With the images removed, repeat the data below exactly.

## Start Collected data

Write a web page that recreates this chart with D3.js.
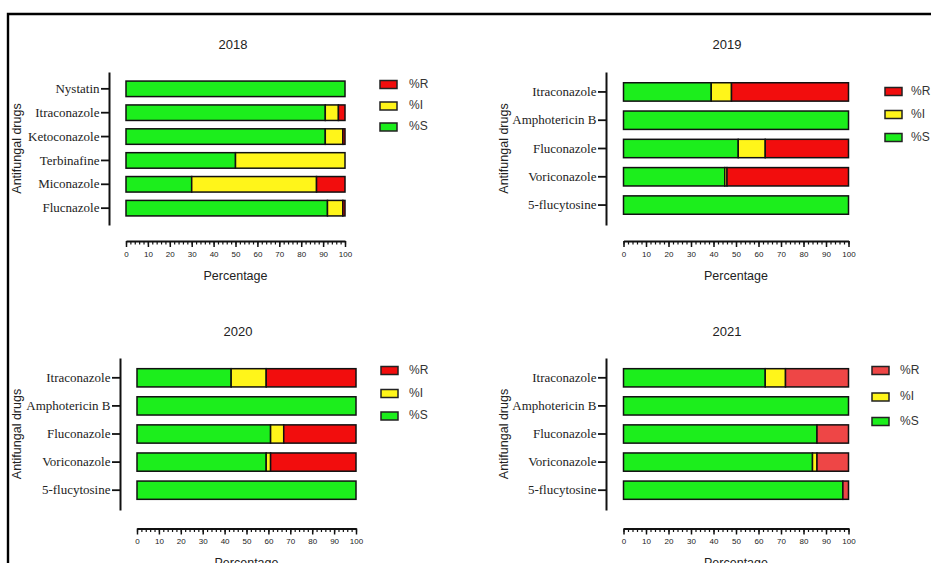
<!DOCTYPE html>
<html>
<head>
<meta charset="utf-8">
<script src="https://cdn.jsdelivr.net/npm/d3@7"></script>
<style>
  html, body { margin: 0; padding: 0; background: #fff; overflow: hidden; }
  svg { display: block; }
</style>
</head>
<body>
<svg id="chart" width="931" height="563"></svg>
<script>
// Antifungal susceptibility profile per year (% of isolates)
const years = ["2018", "2019", "2020", "2021"];

const drugs2018 = ["Nystatin", "Itraconazole", "Ketoconazole", "Terbinafine", "Miconazole", "Flucnazole"];
const susceptible2018 = [100, 91, 91, 50, 30, 92];
const intermediate2018 = [0, 6, 8, 50, 57, 7];
const resistant2018 = [0, 3, 1, 0, 13, 1];

const drugs2019 = ["Itraconazole", "Amphotericin B", "Fluconazole", "Voriconazole", "5-flucytosine"];
const susceptible2019 = [39, 100, 51, 45, 100];
const intermediate2019 = [9, 0, 12, 1, 0];
const resistant2019 = [52, 0, 37, 54, 0];

const drugs2020 = ["Itraconazole", "Amphotericin B", "Fluconazole", "Voriconazole", "5-flucytosine"];
const susceptible2020 = [43, 100, 61, 59, 100];
const intermediate2020 = [16, 0, 6, 2, 0];
const resistant2020 = [41, 0, 33, 39, 0];

const drugs2021 = ["Itraconazole", "Amphotericin B", "Fluconazole", "Voriconazole", "5-flucytosine"];
const susceptible2021 = [63, 100, 86, 84, 97.5];
const intermediate2021 = [9, 0, 0, 2, 0];
const resistant2021 = [28, 0, 14, 14, 2.5];

const seriesKeys = ["S", "I", "R"];
const legendLabels = ["%R", "%I", "%S"];
const percentTicks = [0, 10, 20, 30, 40, 50, 60, 70, 80, 90, 100];
const minorTicks = d3.range(0, 101, 2);

const panelData = {
  "2018": { drugs: drugs2018, S: susceptible2018, I: intermediate2018, R: resistant2018 },
  "2019": { drugs: drugs2019, S: susceptible2019, I: intermediate2019, R: resistant2019 },
  "2020": { drugs: drugs2020, S: susceptible2020, I: intermediate2020, R: resistant2020 },
  "2021": { drugs: drugs2021, S: susceptible2021, I: intermediate2021, R: resistant2021 }
};

// Panel placement on the page
const layout = {
  "2018": { axisX: 109, x0: 126, x1: 345, y0: 72, y1: 225, titleX: 233, titleY: 46, xAxisY: 241, xLabelY: 277, yLabelX: 18,
            legX: 380, legY: [84.5, 106, 127], legTextX: 409, red: "#f20d0d" },
  "2019": { axisX: 606, x0: 623.5, x1: 848.5, y0: 72, y1: 225, titleX: 727, titleY: 46, xAxisY: 241, xLabelY: 277, yLabelX: 505,
            legX: 885, legY: [91.5, 114.5, 137.5], legTextX: 911, red: "#f20d0d" },
  "2020": { axisX: 120, x0: 137, x1: 356, y0: 358, y1: 510, titleX: 238, titleY: 333, xAxisY: 528.5, xLabelY: 564, yLabelX: 18,
            legX: 381, legY: [370.5, 393.5, 416], legTextX: 409, red: "#f20d0d" },
  "2021": { axisX: 606, x0: 623.5, x1: 848.5, y0: 358, y1: 510, titleX: 727, titleY: 333, xAxisY: 528.5, xLabelY: 564, yLabelX: 505,
            legX: 872, legY: [370.5, 397, 421.5], legTextX: 900, red: "#ee4646" }
};

const green = "#1cee1c";
const yellow = "#fff51a";

const svg = d3.select("#chart");

// outer frame
svg.append("path")
  .attr("d", "M8,563 V14 H931")
  .attr("fill", "none")
  .attr("stroke", "#000")
  .attr("stroke-width", 2.4);

years.forEach(year => {
  const d = panelData[year];
  const L = layout[year];
  const g = svg.append("g");
  const colors = { S: green, I: yellow, R: L.red };

  const rows = d.drugs.map((name, i) => ({ name, S: d.S[i], I: d.I[i], R: d.R[i] }));
  const stacked = d3.stack().keys(seriesKeys)(rows);

  const x = d3.scaleLinear().domain([0, 100]).range([L.x0, L.x1]);
  const y = d3.scaleBand().domain(d.drugs).range([L.y0, L.y1])
    .paddingInner(0.35).paddingOuter(0.38);

  // title
  g.append("text")
    .attr("x", L.titleX).attr("y", L.titleY)
    .attr("text-anchor", "middle").attr("dominant-baseline", "middle")
    .attr("font-family", "Liberation Sans, Arial, sans-serif")
    .attr("font-size", 13).attr("fill", "#222")
    .text(year);

  // stacked bars
  stacked.forEach(layer => {
    g.append("g").selectAll("rect")
      .data(layer.filter(p => p[1] - p[0] > 0))
      .join("rect")
      .attr("x", p => x(p[0]))
      .attr("width", p => x(p[1]) - x(p[0]))
      .attr("y", p => y(p.data.name))
      .attr("height", y.bandwidth())
      .attr("fill", colors[layer.key])
      .attr("stroke", "#111")
      .attr("stroke-width", 1.5);
  });

  // y axis
  const yAxis = g.append("g")
    .attr("transform", `translate(${L.axisX},0)`)
    .call(d3.axisLeft(y).tickSize(8).tickSizeOuter(0).tickPadding(1.5));
  yAxis.select(".domain").attr("stroke", "#111").attr("stroke-width", 2);
  yAxis.selectAll(".tick line").attr("stroke", "#111").attr("stroke-width", 1.8);
  yAxis.selectAll(".tick text")
    .attr("font-family", "Liberation Serif, Times New Roman, serif")
    .attr("font-size", 13).attr("fill", "#222");

  // y axis title
  g.append("text")
    .attr("transform", `translate(${L.yLabelX},${(L.y0 + L.y1) / 2}) rotate(-90)`)
    .attr("text-anchor", "middle").attr("dominant-baseline", "middle")
    .attr("font-family", "Liberation Sans, Arial, sans-serif")
    .attr("font-size", 12.5).attr("fill", "#222")
    .text("Antifungal drugs");

  // x axis: minor ticks, then labelled major ticks
  const minor = g.append("g")
    .attr("transform", `translate(0,${L.xAxisY})`)
    .call(d3.axisBottom(x).tickValues(minorTicks).tickSize(3.5).tickSizeOuter(0).tickFormat(""));
  minor.select(".domain").attr("stroke", "#111").attr("stroke-width", 2);
  minor.selectAll(".tick line").attr("stroke", "#111").attr("stroke-width", 1.2);

  const major = g.append("g")
    .attr("transform", `translate(0,${L.xAxisY})`)
    .call(d3.axisBottom(x).tickValues(percentTicks).tickSize(6).tickSizeOuter(0).tickPadding(4));
  major.select(".domain").remove();
  major.selectAll(".tick line").attr("stroke", "#111").attr("stroke-width", 1.5);
  major.selectAll(".tick text")
    .attr("font-family", "Liberation Sans, Arial, sans-serif")
    .attr("font-size", 8).attr("fill", "#222");

  // x axis title
  g.append("text")
    .attr("x", (L.x0 + L.x1) / 2).attr("y", L.xLabelY)
    .attr("text-anchor", "middle").attr("dominant-baseline", "middle")
    .attr("font-family", "Liberation Sans, Arial, sans-serif")
    .attr("font-size", 12.5).attr("fill", "#222")
    .text("Percentage");

  // legend
  const legendKeys = ["R", "I", "S"];
  legendKeys.forEach((k, i) => {
    g.append("rect")
      .attr("x", L.legX).attr("y", L.legY[i] - 4)
      .attr("width", 17).attr("height", 8)
      .attr("fill", colors[k]).attr("stroke", "#222").attr("stroke-width", 1.5);
    g.append("text")
      .attr("x", L.legTextX).attr("y", L.legY[i])
      .attr("dominant-baseline", "middle")
      .attr("font-family", "Liberation Sans, Arial, sans-serif")
      .attr("font-size", 12).attr("fill", "#333")
      .text(legendLabels[i]);
  });
});
</script>
</body>
</html>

## End Collected data

=== Reply ===
Write a web page that recreates this chart with D3.js.
<!DOCTYPE html>
<html>
<head>
<meta charset="utf-8">
<script src="https://cdn.jsdelivr.net/npm/d3@7"></script>
<style>
  html, body { margin: 0; padding: 0; background: #fff; overflow: hidden; }
  svg { display: block; }
</style>
</head>
<body>
<svg id="chart" width="931" height="563"></svg>
<script>
// Antifungal susceptibility profile per year (% of isolates)
const years = ["2018", "2019", "2020", "2021"];

const drugs2018 = ["Nystatin", "Itraconazole", "Ketoconazole", "Terbinafine", "Miconazole", "Flucnazole"];
const susceptible2018 = [100, 91, 91, 50, 30, 92];
const intermediate2018 = [0, 6, 8, 50, 57, 7];
const resistant2018 = [0, 3, 1, 0, 13, 1];

const drugs2019 = ["Itraconazole", "Amphotericin B", "Fluconazole", "Voriconazole", "5-flucytosine"];
const susceptible2019 = [39, 100, 51, 45, 100];
const intermediate2019 = [9, 0, 12, 1, 0];
const resistant2019 = [52, 0, 37, 54, 0];

const drugs2020 = ["Itraconazole", "Amphotericin B", "Fluconazole", "Voriconazole", "5-flucytosine"];
const susceptible2020 = [43, 100, 61, 59, 100];
const intermediate2020 = [16, 0, 6, 2, 0];
const resistant2020 = [41, 0, 33, 39, 0];

const drugs2021 = ["Itraconazole", "Amphotericin B", "Fluconazole", "Voriconazole", "5-flucytosine"];
const susceptible2021 = [63, 100, 86, 84, 97.5];
const intermediate2021 = [9, 0, 0, 2, 0];
const resistant2021 = [28, 0, 14, 14, 2.5];

const seriesKeys = ["S", "I", "R"];
const legendLabels = ["%R", "%I", "%S"];
const percentTicks = [0, 10, 20, 30, 40, 50, 60, 70, 80, 90, 100];
const minorTicks = d3.range(0, 101, 2);

const panelData = {
  "2018": { drugs: drugs2018, S: susceptible2018, I: intermediate2018, R: resistant2018 },
  "2019": { drugs: drugs2019, S: susceptible2019, I: intermediate2019, R: resistant2019 },
  "2020": { drugs: drugs2020, S: susceptible2020, I: intermediate2020, R: resistant2020 },
  "2021": { drugs: drugs2021, S: susceptible2021, I: intermediate2021, R: resistant2021 }
};

// Panel placement on the page
const layout = {
  "2018": { axisX: 109, x0: 126, x1: 345, y0: 72, y1: 225, titleX: 233, titleY: 46, xAxisY: 241, xLabelY: 277, yLabelX: 18,
            legX: 380, legY: [84.5, 106, 127], legTextX: 409, red: "#f20d0d" },
  "2019": { axisX: 606, x0: 623.5, x1: 848.5, y0: 72, y1: 225, titleX: 727, titleY: 46, xAxisY: 241, xLabelY: 277, yLabelX: 505,
            legX: 885, legY: [91.5, 114.5, 137.5], legTextX: 911, red: "#f20d0d" },
  "2020": { axisX: 120, x0: 137, x1: 356, y0: 358, y1: 510, titleX: 238, titleY: 333, xAxisY: 528.5, xLabelY: 564, yLabelX: 18,
            legX: 381, legY: [370.5, 393.5, 416], legTextX: 409, red: "#f20d0d" },
  "2021": { axisX: 606, x0: 623.5, x1: 848.5, y0: 358, y1: 510, titleX: 727, titleY: 333, xAxisY: 528.5, xLabelY: 564, yLabelX: 505,
            legX: 872, legY: [370.5, 397, 421.5], legTextX: 900, red: "#ee4646" }
};

const green = "#1cee1c";
const yellow = "#fff51a";

const svg = d3.select("#chart");

// outer frame
svg.append("path")
  .attr("d", "M8,563 V14 H931")
  .attr("fill", "none")
  .attr("stroke", "#000")
  .attr("stroke-width", 2.4);

years.forEach(year => {
  const d = panelData[year];
  const L = layout[year];
  const g = svg.append("g");
  const colors = { S: green, I: yellow, R: L.red };

  const rows = d.drugs.map((name, i) => ({ name, S: d.S[i], I: d.I[i], R: d.R[i] }));
  const stacked = d3.stack().keys(seriesKeys)(rows);

  const x = d3.scaleLinear().domain([0, 100]).range([L.x0, L.x1]);
  const y = d3.scaleBand().domain(d.drugs).range([L.y0, L.y1])
    .paddingInner(0.35).paddingOuter(0.38);

  // title
  g.append("text")
    .attr("x", L.titleX).attr("y", L.titleY)
    .attr("text-anchor", "middle").attr("dominant-baseline", "middle")
    .attr("font-family", "Liberation Sans, Arial, sans-serif")
    .attr("font-size", 13).attr("fill", "#222")
    .text(year);

  // stacked bars
  stacked.forEach(layer => {
    g.append("g").selectAll("rect")
      .data(layer.filter(p => p[1] - p[0] > 0))
      .join("rect")
      .attr("x", p => x(p[0]))
      .attr("width", p => x(p[1]) - x(p[0]))
      .attr("y", p => y(p.data.name))
      .attr("height", y.bandwidth())
      .attr("fill", colors[layer.key])
      .attr("stroke", "#111")
      .attr("stroke-width", 1.5);
  });

  // y axis
  const yAxis = g.append("g")
    .attr("transform", `translate(${L.axisX},0)`)
    .call(d3.axisLeft(y).tickSize(8).tickSizeOuter(0).tickPadding(1.5));
  yAxis.select(".domain").attr("stroke", "#111").attr("stroke-width", 2);
  yAxis.selectAll(".tick line").attr("stroke", "#111").attr("stroke-width", 1.8);
  yAxis.selectAll(".tick text")
    .attr("font-family", "Liberation Serif, Times New Roman, serif")
    .attr("font-size", 13).attr("fill", "#222");

  // y axis title
  g.append("text")
    .attr("transform", `translate(${L.yLabelX},${(L.y0 + L.y1) / 2}) rotate(-90)`)
    .attr("text-anchor", "middle").attr("dominant-baseline", "middle")
    .attr("font-family", "Liberation Sans, Arial, sans-serif")
    .attr("font-size", 12.5).attr("fill", "#222")
    .text("Antifungal drugs");

  // x axis: minor ticks, then labelled major ticks
  const minor = g.append("g")
    .attr("transform", `translate(0,${L.xAxisY})`)
    .call(d3.axisBottom(x).tickValues(minorTicks).tickSize(3.5).tickSizeOuter(0).tickFormat(""));
  minor.select(".domain").attr("stroke", "#111").attr("stroke-width", 2);
  minor.selectAll(".tick line").attr("stroke", "#111").attr("stroke-width", 1.2);

  const major = g.append("g")
    .attr("transform", `translate(0,${L.xAxisY})`)
    .call(d3.axisBottom(x).tickValues(percentTicks).tickSize(6).tickSizeOuter(0).tickPadding(4));
  major.select(".domain").remove();
  major.selectAll(".tick line").attr("stroke", "#111").attr("stroke-width", 1.5);
  major.selectAll(".tick text")
    .attr("font-family", "Liberation Sans, Arial, sans-serif")
    .attr("font-size", 8).attr("fill", "#222");

  // x axis title
  g.append("text")
    .attr("x", (L.x0 + L.x1) / 2).attr("y", L.xLabelY)
    .attr("text-anchor", "middle").attr("dominant-baseline", "middle")
    .attr("font-family", "Liberation Sans, Arial, sans-serif")
    .attr("font-size", 12.5).attr("fill", "#222")
    .text("Percentage");

  // legend
  const legendKeys = ["R", "I", "S"];
  legendKeys.forEach((k, i) => {
    g.append("rect")
      .attr("x", L.legX).attr("y", L.legY[i] - 4)
      .attr("width", 17).attr("height", 8)
      .attr("fill", colors[k]).attr("stroke", "#222").attr("stroke-width", 1.5);
    g.append("text")
      .attr("x", L.legTextX).attr("y", L.legY[i])
      .attr("dominant-baseline", "middle")
      .attr("font-family", "Liberation Sans, Arial, sans-serif")
      .attr("font-size", 12).attr("fill", "#333")
      .text(legendLabels[i]);
  });
});
</script>
</body>
</html>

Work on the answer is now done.